Every graph can be decomposed into the union of a spanning tree and the edges of the cycles that are not part of the spanning tree. The LCC algorithm implements a dimensionality reduction algorithm based on features that can be extracted from the cycles of the graph vertices. During the subgraph matching step, a MST is constructed which captures the rest of the graph.
The basic idea is depicted in the illustration below. The template graph contains an attributed graph that we want to match to in the background (Archive) graph.
Q (query graph, a subgraph) and A (the archive graph, the graph that Q is contained in)
T: V(A) --> V(Q)
LCC accepts a query graph and an archive graph to search. It is assumed A>>Q i.e. the order of the archive graph is much larger than the order of the query graph. The algorithm returns a mapping of nodes from the archive graph to the query graph. These are candidate matches.
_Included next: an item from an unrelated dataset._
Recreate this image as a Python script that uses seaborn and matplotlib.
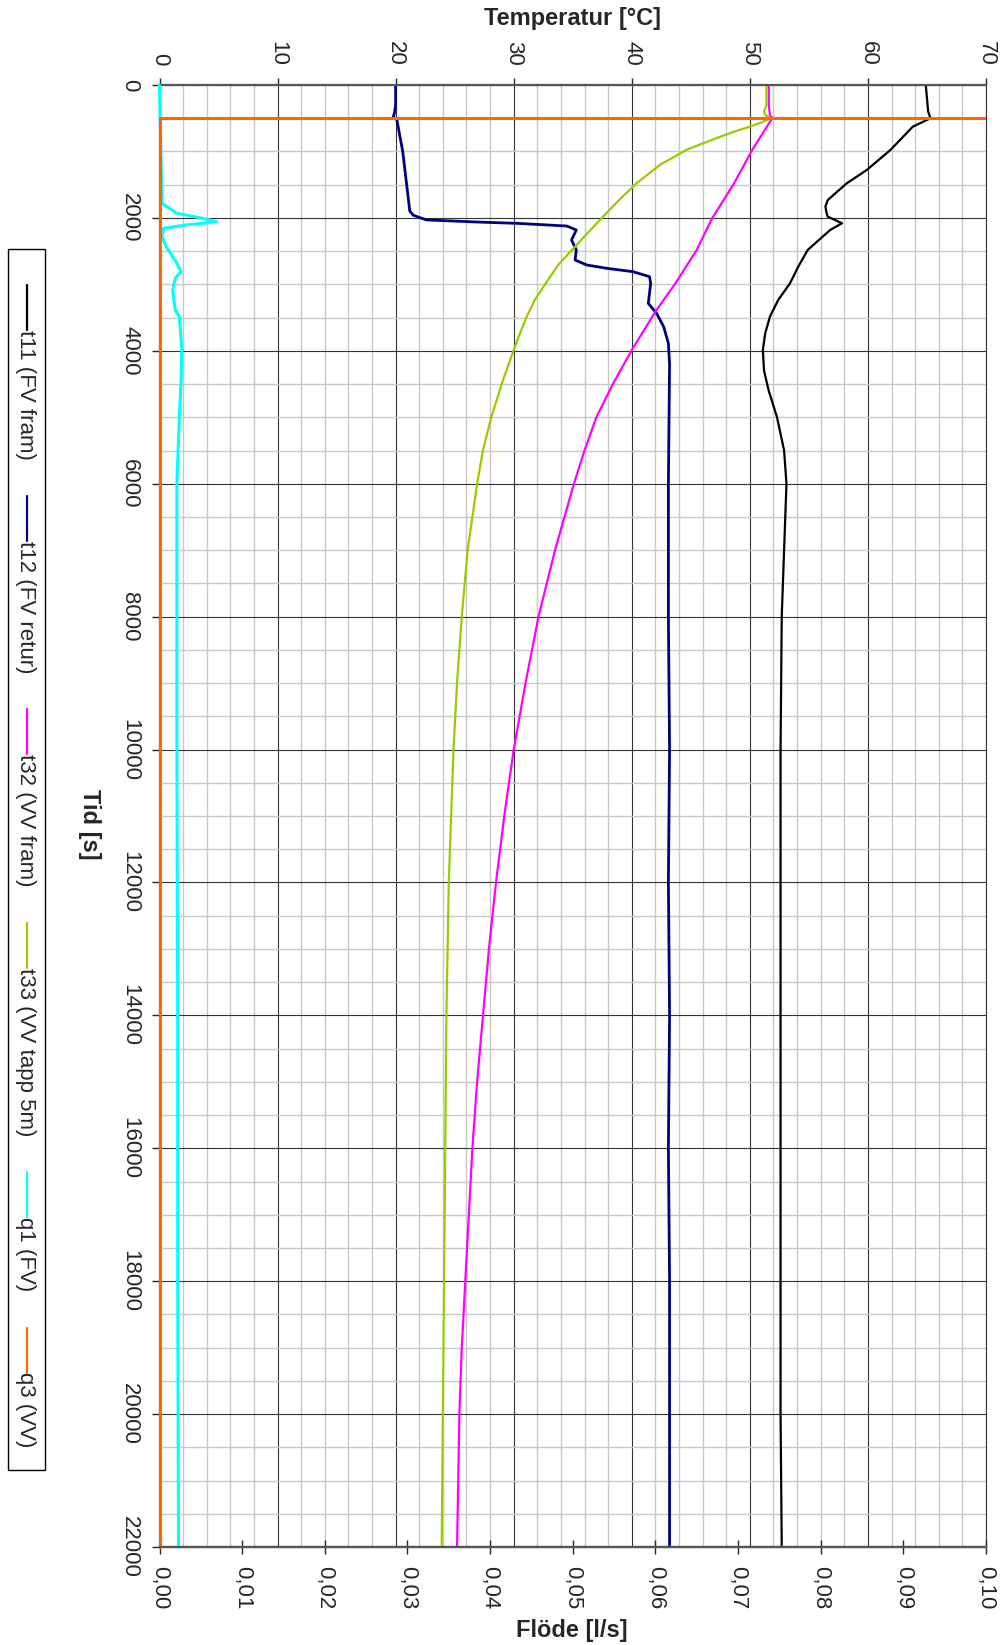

In performing the matching, the lcc algorihtm reduces the dimensionality of the graph. This algorithm has time complexity O(V(A)).
The illustration below is a step by step walkthrough of the algorithm.
The data in the data folder is for unit testing and evaluation only. The data was checked into the repository along with the code for testing purposes. Usually, the graph data will not be stored in a repository with the code. It is better to keep the graph data in a graph database. Here we keep the graph in the repository so we can perform quick tests and algorithm updates without causing regressions in the code.